Umm, if you were trying to sell a product and there was an untapped  
market, of course you would try to make future versions of your product  
more attractive to them. Now obviously, PHP isn't being made for money,  
but the developers probably have much the same goals as if they were  
indeed selling it. 
 
In the same way that hosts have to make a decision - do we want to keep  
our existing customers happy by sticking with PHP 4 and push away  
potential customers to other hosts that run ASP .NET or Java, or do we  
want to attract new customers by running PHP 5 (or 6, when the time  
comes), at the expense of making our customers make some trivial  
revisions to their code? (When I say trivial, I mean that the actual  
replacements themselves are trivial, the scale of the job may not be...) 
 
Personally, I can't see why hosts can't run both 4 and 5, and keep  
everyone happy. 
 
 
>>Bad coding *can* get you closer to a working (in one sense of the word) 
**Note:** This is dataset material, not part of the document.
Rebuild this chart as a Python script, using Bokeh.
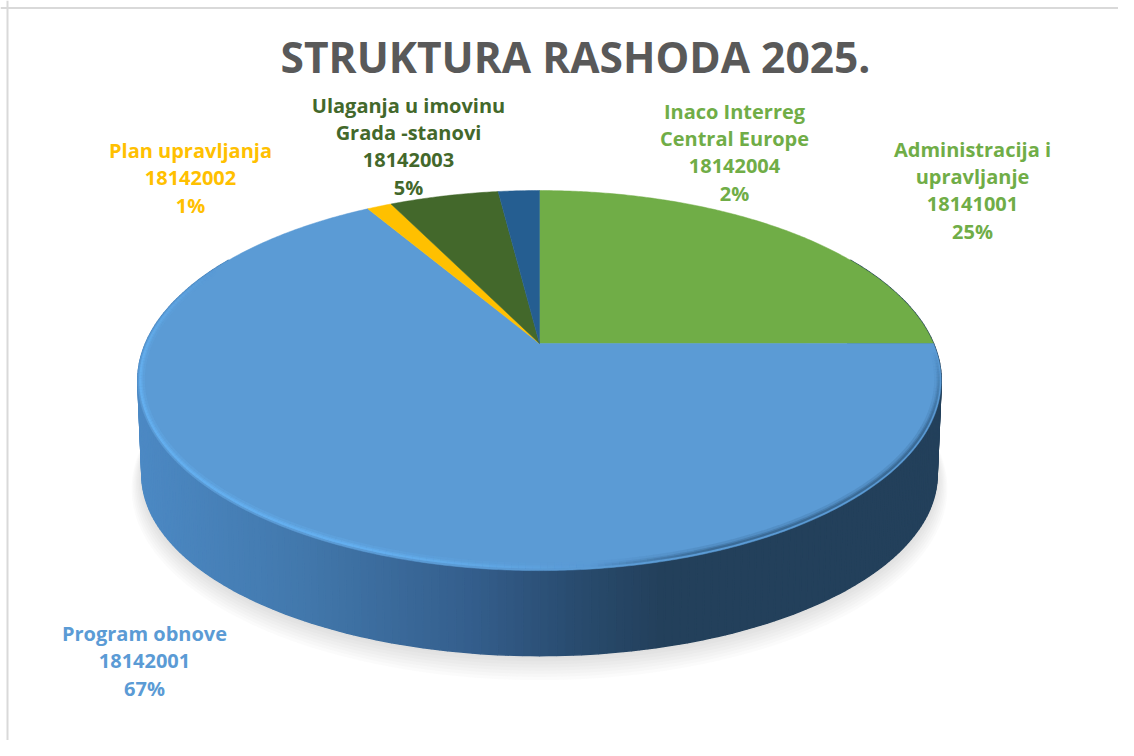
import numpy as np
from bokeh.plotting import figure
from bokeh.models import Range1d, Span
from bokeh.core.properties import value
from bokeh.embed import file_html
from bokeh.resources import INLINE

# ---- data ----
title_text = "STRUKTURA RASHODA 2025."
categories = ["Administracija i upravljanje", "Program obnove", "Plan upravljanja",
              "Ulaganja u imovinu Grada -stanovi", "Inaco Interreg Central Europe"]
codes = ["18141001", "18142001", "18142002", "18142003", "18142004"]
# the labels show these rounded
shares = [25.0, 66.5, 1.2, 5.3, 2.0]
colors = ["#70AD47", "#5B9BD5", "#FFC000", "#43682B", "#255E91"]
label_lines = [
    ["Administracija i", "upravljanje", "18141001", "25%"],
    ["Program obnove", "18142001", "67%"],
    ["Plan upravljanja", "18142002", "1%"],
    ["Ulaganja u imovinu", "Grada -stanovi", "18142003", "5%"],
    ["Inaco Interreg", "Central Europe", "18142004", "2%"],
]
label_colors = ["#70AD47", "#5B9BD5", "#FFC000", "#43682B", "#70AD47"]
# layout: centre x and first-line centre y of each label (pixels)
label_x = [972, 144, 190, 408, 734]
label_y = [149, 633, 150, 105, 111]
LINE_H = 27.3
FONT = "Open Sans"

# ---- geometry of the tilted disc ----
CX, CY = 539.0, 343.0
BX, AY, K = 394.0, 182.8, 0.195
BX2, AY2, CY2 = 390.0, 174.0, 439.0

def top_pt(theta, inset=0.0):
    u, v = np.sin(theta), np.cos(theta)
    w = 1 + K * v
    return CX + (BX - inset) * u / w, CY - (AY - inset) * v / w

def bot_pt(theta, grow=0.0, dy=0.0):
    u, v = np.sin(theta), np.cos(theta)
    w = 1 + K * v
    return CX + (BX2 + grow) * u / w, CY2 + dy - (AY2 + grow) * v / w

p = figure(width=1118, height=740, x_range=Range1d(0, 1118), y_range=Range1d(740, 0),
           output_backend="svg", toolbar_location=None, min_border=0,
           x_axis_type=None, y_axis_type=None, outline_line_color=None,
           background_fill_color="white", border_fill_color="white")
p.grid.visible = False

# frame of the picture
p.add_layout(Span(location=7, dimension="height", line_color="#d9d9d9", line_width=2))
p.add_layout(Span(location=7.5, dimension="width", line_color="#d9d9d9", line_width=2))

# soft shadow under the disc
circle = np.linspace(0, 2 * np.pi, 241)
for i in range(8):
    sx, sy = bot_pt(circle, grow=10 - i * 1.4, dy=12 - i * 1.4)
    p.patch(sx, sy, fill_color="#808080", fill_alpha=0.035, line_color=None)

# shaded side wall
stop_x = [135, 300, 470, 570, 660, 945]
stop_rgb = np.array([[76, 137, 196], [66, 120, 172], [52, 94, 140],
                     [41, 76, 112], [35, 64, 91], [35, 64, 91]], dtype=float)

def shade(x):
    rgb = [np.interp(x, stop_x, stop_rgb[:, c]) for c in range(3)]
    return "#%02x%02x%02x" % tuple(int(round(c)) for c in rgb)

edges = np.radians(np.linspace(60, 300, 241))
xs, ys, fills = [], [], []
for a, b in zip(edges[:-1], edges[1:]):
    tx, ty = top_pt(np.array([a, b]))
    bx, by = bot_pt(np.array([b, a]))
    xs.append(list(tx) + list(bx))
    ys.append(list(ty) + list(by))
    fills.append(shade(tx.mean()))
p.patches(xs, ys, fill_color=fills, line_color=fills, line_width=1.5)

# slices of the top face
cum = np.cumsum([0] + shares) / sum(shares) * 2 * np.pi
for start, end, col in zip(cum[:-1], cum[1:], colors):
    arc = np.linspace(start, end, max(3, int((end - start) * 120)))
    ax, ay = top_pt(arc)
    p.patch([CX] + list(ax), [CY] + list(ay), fill_color=col, line_color=col, line_width=0.5)

# soft bevel along the front rim of the blue slice: light on the left, dark on the right
rim = np.radians(np.linspace(92, 296, 240))
for inset, w_scale, a_scale in [(4.0, 3.0, 0.25), (3.0, 1.8, 0.45), (2.5, 1.0, 0.75)]:
    rx, ry = top_pt(rim, inset=inset)
    rim_x, rim_y, rim_c, rim_a = [], [], [], []
    for i in range(len(rim) - 1):
        mx = (rx[i] + rx[i + 1]) / 2
        deg = np.degrees(rim[i])
        fade = float(np.clip((296 - deg) / 40, 0, 1))
        fade_r = float(np.clip((deg - 92) / 25, 0, 1))
        rim_x.append([rx[i], rx[i + 1]])
        rim_y.append([ry[i], ry[i + 1]])
        if mx < 590:
            t = np.clip((590 - mx) / 240, 0, 1)
            rim_c.append("#66b2f2")
            rim_a.append(float(t * a_scale * fade))
        else:
            t = np.clip((mx - 590) / 120, 0, 1)
            rim_c.append("#2f5a80")
            rim_a.append(float(t * a_scale * 0.7 * fade_r))
    p.multi_line(rim_x, rim_y, line_color=rim_c, line_alpha=rim_a, line_width=2.0 * w_scale)

# title
p.text([575], [55.5], text=[title_text], text_font=value(FONT), text_font_style="bold",
       text_font_size="42.5px", text_color="#595959", text_align="center", text_baseline="middle")

# data labels
for lines, lx, ly, col in zip(label_lines, label_x, label_y, label_colors):
    p.text([lx] * len(lines), [ly + j * LINE_H for j in range(len(lines))], text=lines,
           text_font=value(FONT), text_font_style="bold", text_font_size="20px",
           text_color=col, text_align="center", text_baseline="middle")

open("out.html", "w").write(file_html(p, INLINE))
>>program - I've seen countless posts in PHP newsgroups where newbies have 
>>asked things like "How can I loop through my variables $thing1, 
>>$thing2...?" 
>  
> That's just igorance. We all know that using an array in this 
> particular situation is easier. And once someone learn an easy way to 
> do something, he/she wouldn't go back. 
 
It's not necessarily about ignorance about individual issues. Being a  
good programmer/software designer is about being able to take a top-down  
view and work out, a priori, why certain approaches are better/more  
applicable than others, rather than having to be told on a case by case  
basis. 
 
 
>>to which the answer is "use arrays instead", to which 
>>their response is "well, my variables do the job, so why should I?". 
>  
> Very good question to ask in fact. If all you can offer is a 
> non-technical value-judgement: "it's good practice," then you're a sort 
> of priest of programming, not a software engineer. 
 
You're right, it is a good question. 
 
We all know that there are sound reasons behind most "good practice"  
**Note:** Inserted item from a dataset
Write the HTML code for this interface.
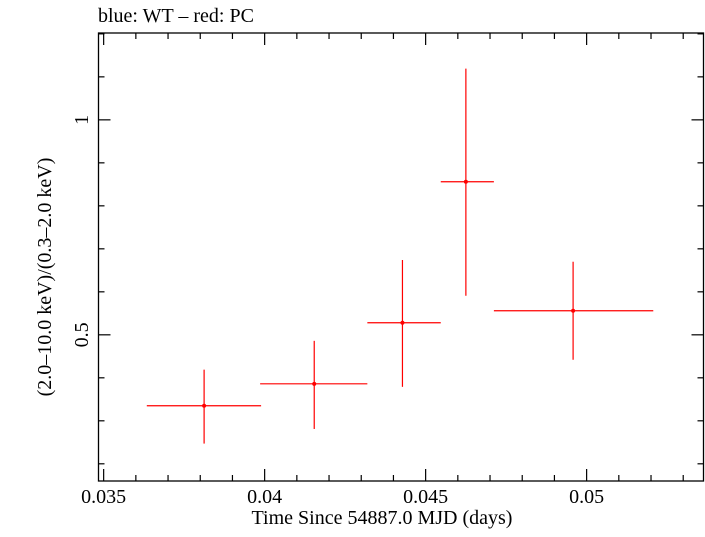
<!DOCTYPE html>
<html><head><meta charset="utf-8"><style>
body{margin:0;background:#fff}
svg text{font-family:"Liberation Serif",serif;fill:#000}
</style></head><body>
<svg id="c" width="705" height="532" xmlns="http://www.w3.org/2000/svg">
<text x="98" y="22" font-size="20">blue: WT – red: PC</text>
<rect x="98.5" y="33" width="605" height="448" fill="none" stroke="#000" stroke-width="1.3"/>
<g id="ax"></g>
<g id="pts"></g>
<text x="382" y="524" font-size="20" text-anchor="middle">Time Since 54887.0 MJD (days)</text>
<text transform="translate(51,277) rotate(-90)" font-size="20" text-anchor="middle">(2.0–10.0 keV)/(0.3–2.0 keV)</text>
</svg>
<script>
const xVals=[0.03812,0.04154,0.04428,0.04625,0.04958];
const xLo=[0.03634,0.03986,0.04319,0.04547,0.04712];
const xHi=[0.03989,0.04319,0.04547,0.04712,0.05207];
const yVals=[0.335,0.386,0.528,0.856,0.556];
const yLo=[0.247,0.281,0.379,0.591,0.442];
const yHi=[0.419,0.486,0.674,1.119,0.670];
const xTickLabels=["0.035","0.04","0.045","0.05"];
const xTickVals=[0.035,0.04,0.045,0.05];
const yTickLabels=["0.5","1"];
const yTickVals=[0.5,1];
const X0=98.5,X1=703.5,Y0=33,Y1=481;
const xmin=0.03484,xmax=0.05363,ymin=0.16,ymax=1.202;
const sx=v=>X0+(v-xmin)/(xmax-xmin)*(X1-X0);
const sy=v=>Y1-(v-ymin)/(ymax-ymin)*(Y1-Y0);
const NS="http://www.w3.org/2000/svg";
const ax=document.getElementById('ax'),pts=document.getElementById('pts');
function ln(p,x1,y1,x2,y2,c,w){const l=document.createElementNS(NS,'line');l.setAttribute('x1',x1);l.setAttribute('y1',y1);l.setAttribute('x2',x2);l.setAttribute('y2',y2);l.setAttribute('stroke',c);l.setAttribute('stroke-width',w);p.appendChild(l);return l;}
for(let i=35;i<=53;i++){const v=i/1000,x=sx(v),maj=i%5==0,L=maj?12:6;
 const t1=ln(ax,x,Y1,x,Y1-L,'#000',1.2);
 
 
 const t2=ln(ax,x,Y0,x,Y0+L,'#000',1.2);
 
 }
for(let i=2;i<=12;i++){const v=i/10,y=sy(v),maj=i%5==0,L=maj?12:6;
 const t1=ln(ax,X0,y,X0+L,y,'#000',1.2);
 
 
 const t2=ln(ax,X1,y,X1-L,y,'#000',1.2);
 
 }
xTickLabels.forEach((s,i)=>{const t=document.createElementNS(NS,'text');t.setAttribute('x',sx(xTickVals[i]));t.setAttribute('y',503);t.setAttribute('font-size','20');t.setAttribute('text-anchor','middle');t.textContent=s;
 
 
 ax.appendChild(t);});
yTickLabels.forEach((s,i)=>{const t=document.createElementNS(NS,'text');const y=sy(yTickVals[i]);t.setAttribute('transform',`translate(88,${y}) rotate(-90)`);t.setAttribute('font-size','20');t.setAttribute('text-anchor','middle');t.textContent=s;
 
 
 ax.appendChild(t);});
xVals.forEach((v,i)=>{const g=document.createElementNS(NS,'g');
 
 
 ln(g,sx(xLo[i]),sy(yVals[i]),sx(xHi[i]),sy(yVals[i]),'#f00',1.2);
 ln(g,sx(v),sy(yLo[i]),sx(v),sy(yHi[i]),'#f00',1.2);
 const c=document.createElementNS(NS,'circle');c.setAttribute('cx',sx(v));c.setAttribute('cy',sy(yVals[i]));c.setAttribute('r',2);c.setAttribute('fill','#f00');g.appendChild(c);
 pts.appendChild(g);});
</script>
</body></html>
paradigms. The problem is that they're often quite hard to explain  
concisely to relative newbies whose first and only exposure to  
programming is PHP, and this is their only frame of reference. A frame  
of reference where so many things are allowable, many of which will kick  
them up the arse at a later date when their projects get larger and more  
complex, and they realise that there's more to creating software than  
just getting any old thing to work. 
 
If someone's new to OO, for instance, but have found that there's this  
neat thing called classes, if they discover classes through PHP then  
more often than not they seem to end up trying to do things like using  
classes as glorified arrays ("how can I loop through my class  
members?"), or some bizarre reverse-polymorphism ("how can I find the  
name of the function that called/created my object, so that I can get it  
to different things accordingly?"). Completely missing the point, and  
therefore the benefits, of OO. Trying to explain to them why abstract  
base classes are beneficial, or why a class with only static members  
isn't the same as a singleton, or why polymorphism is better than  
dynamically defining classes, is extremely difficult.